Panel Paper: How Early Head Start Programs Help Meet the Child Care Needs of Low-Income Families

Saturday, November 9, 2013 : 8:20 AM
Mayfair Court (Westin Georgetown)

*Names in bold indicate Presenter

Cheri A. Vogel, Kimberly Boller, Yange Xue and Lauren Bernstein, Mathematica Policy Research
Early Head Start (EHS) is a two-generation program that serves low-income pregnant women and families with children to age 3. Aimed at promoting child development and family well-being, EHS offers high-quality, comprehensive educational, nutritional, health, social and other services through three primary service options: center-based child care, a home visiting option, and family child care, with many different possible combinations of these options. Additionally, EHS programs establish partnerships with various community agencies. Through these partnerships, EHS programs aim to meet diverse family needs families by connecting them to health and mental health providers, social and economic support services, and child care providers offering wraparound care.

The EHS Family and Child Experiences Study (Baby FACES) is the first descriptive study of a nationally representative sample of 89 programs. It includes two cohorts of children (newborns and 1 year olds) who were followed throughout their experience in EHS. Slightly less than 1,000 children and families were enrolled in the study. Extensive data were collected annually on families, children, EHS staff, and programs including data on families’ needs for and participation in EHS and other child care services.

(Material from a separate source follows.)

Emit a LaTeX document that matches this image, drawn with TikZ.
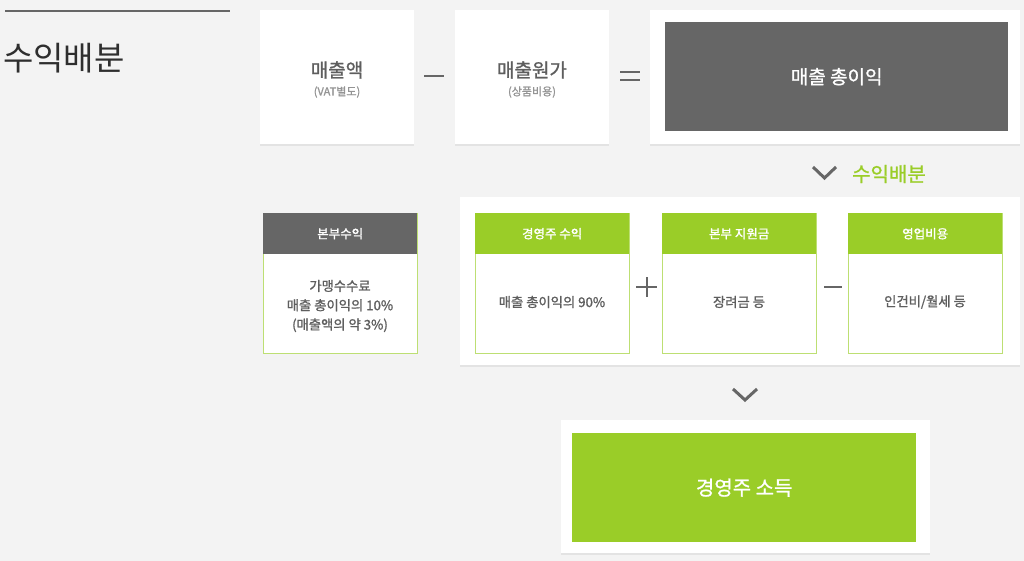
\documentclass[tikz,border=0pt]{standalone}
\usepackage{fontspec}
\setmainfont{Noto Sans CJK KR}
\newfontfamily\medf[FakeBold=1.2]{Noto Sans CJK KR}
\definecolor{bg}{HTML}{F3F3F3}
\definecolor{dgray}{HTML}{666666}
\definecolor{lgreen}{HTML}{9ACD28}
\definecolor{tgray}{HTML}{5E5E5E}
\definecolor{shadowc}{HTML}{E3E3E3}
\newcommand{\fs}[1]{\fontsize{#1}{\fpeval{1.3*#1}}\selectfont}
\begin{document}
\begin{tikzpicture}[x=1pt,y=-1pt,
  card/.style={fill=white, inner sep=0pt, anchor=north west,
    preaction={fill=shadowc, transform canvas={yshift=-2pt}}},
  plain/.style={inner sep=0pt, anchor=north west},
  gbox/.style={plain, fill=white, draw=lgreen!65, line width=1.3pt, minimum width=154, minimum height=140},
  hdr/.style={plain, minimum width=154, minimum height=41, text=white, font=\medf\fs{12.5}},
  body/.style={text=tgray, font=\medf\fs{13.3}, align=center, inner sep=0pt},
  sym/.style={draw=dgray, line width=2.6pt},
  chev/.style={draw=dgray, line width=3pt}
]
\fill[bg] (0,0) rectangle (1024,561);
\useasboundingbox (0,0) rectangle (1024,561);

% title
\coordinate (tl1) at (5,11);
\coordinate (tl2) at (230,11);
\draw[dgray, line width=2pt] (tl1) -- (tl2);
\node[anchor=west, inner sep=0pt, text=black!82, font=\fs{33}] (title) at (3,58) {수익배분};

% top row
\node[card, minimum width=154, minimum height=134] (sales) at (260,10) {};
\node[body, font=\medf\fs{19}] (salesT) at (337,70) {매출액};
\node[body, font=\medf\fs{11}, text=black!42] (salesS) at (337,92) {(VAT별도)};

\draw[sym] (424,76) -- (444,76);

\node[card, minimum width=154, minimum height=134] (cost) at (455,10) {};
\node[body, font=\medf\fs{19}] (costT) at (532,70) {매출원가};
\node[body, font=\medf\fs{11}, text=black!42] (costS) at (532,92) {(상품비용)};

\draw[dgray, line width=2.4pt] (620,72) -- (640,72) (620,80) -- (640,80);

\node[card, minimum width=370, minimum height=134] (gpOuter) at (650,10) {};
\node[plain, fill=dgray, minimum width=343, minimum height=109] (gp) at (665,22) {};
\node[text=white, font=\medf\fs{19}, inner sep=0pt] (gpT) at (gp.center) {매출 총이익};

% distribution label
\draw[chev] (813,167) -- (824.5,178) -- (836,167);
\node[anchor=west, inner sep=0pt, text=lgreen, font=\medf\fs{20}] (distT) at (852,174) {수익배분};

% left box
\node[gbox] (hq) at (263,213) {};
\node[hdr, fill=dgray] (hqH) at (263,213) {본부수익};
\node[body] (hqT) at (340,306) {가맹수수료\\[2pt]매출 총이익의 10\%\\[2pt](매출액의 약 3\%)};

% big panel
\node[card, minimum width=560, minimum height=168] (panel) at (460,197) {};

\node[gbox] (own) at (475,213) {};
\node[hdr, fill=lgreen] (ownH) at (475,213) {경영주 수익};
\node[body] (ownT) at (552,302) {매출 총이익의 90\%};

\draw[dgray, line width=2pt] (636,287) -- (657,287) (646.5,277) -- (646.5,297);

\node[gbox] (sup) at (662,213) {};
\node[hdr, fill=lgreen] (supH) at (662,213) {본부 지원금};
\node[body] (supT) at (739,302) {장려금 등};

\draw[sym] (824,287) -- (842,287);

\node[gbox] (opx) at (848,213) {};
\node[hdr, fill=lgreen] (opxH) at (848,213) {영업비용};
\node[body] (opxT) at (925,302) {인건비/월세 등};

% bottom
\draw[chev] (733,389) -- (745,400) -- (757,389);
\node[card, minimum width=369, minimum height=133] (incOuter) at (561,420) {};
\node[plain, fill=lgreen, minimum width=344, minimum height=109] (inc) at (572,433) {};
\node[text=white, font=\medf\fs{20}, inner sep=0pt] (incT) at (inc.center) {경영주 소득};
\end{tikzpicture}
\end{document}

In this paper, we provide an overarching picture of the landscape of child care needs and use in a sample of EHS families, and the ways that EHS programs provide supports for these needs. We first describe the characteristics and work support needs of families in EHS including reported employment or schooling activities.[1] We then describe how programs have responded to those needs in terms of how they provide child care services, such as the number of child care centers operated by programs, the number of child care partnerships established, and hours of center operation. Because the study began the year before an historic expansion of the EHS program under the American Reinvestment and Recovery Act (ARRA), we also describe how programs who received these funds used them to expand child care services, and identify possible gaps in services due to changes in services offered at different times of the year. 

Next we describe EHS families’ participation in child care services. We look at families’ use of child care within the EHS program options, as well as through partnerships or other arrangements for supplemental or wraparound care at study entry (when children were 1 year old). We then examine how EHS and child care participation varies among families with different work support needs and how child care use changes over time.  Finally, we describe families’ use of formal and informal child care arrangements upon exiting the EHS program when children were 3 years old. Findings are discussed in terms of the work support needs of families enrolled in EHS and the extent to which EHS programs are meeting those needs.

[1]  We define an “employment” based on activities of each parent living in the home. Employment is considered to be working part time or more or attending school or training.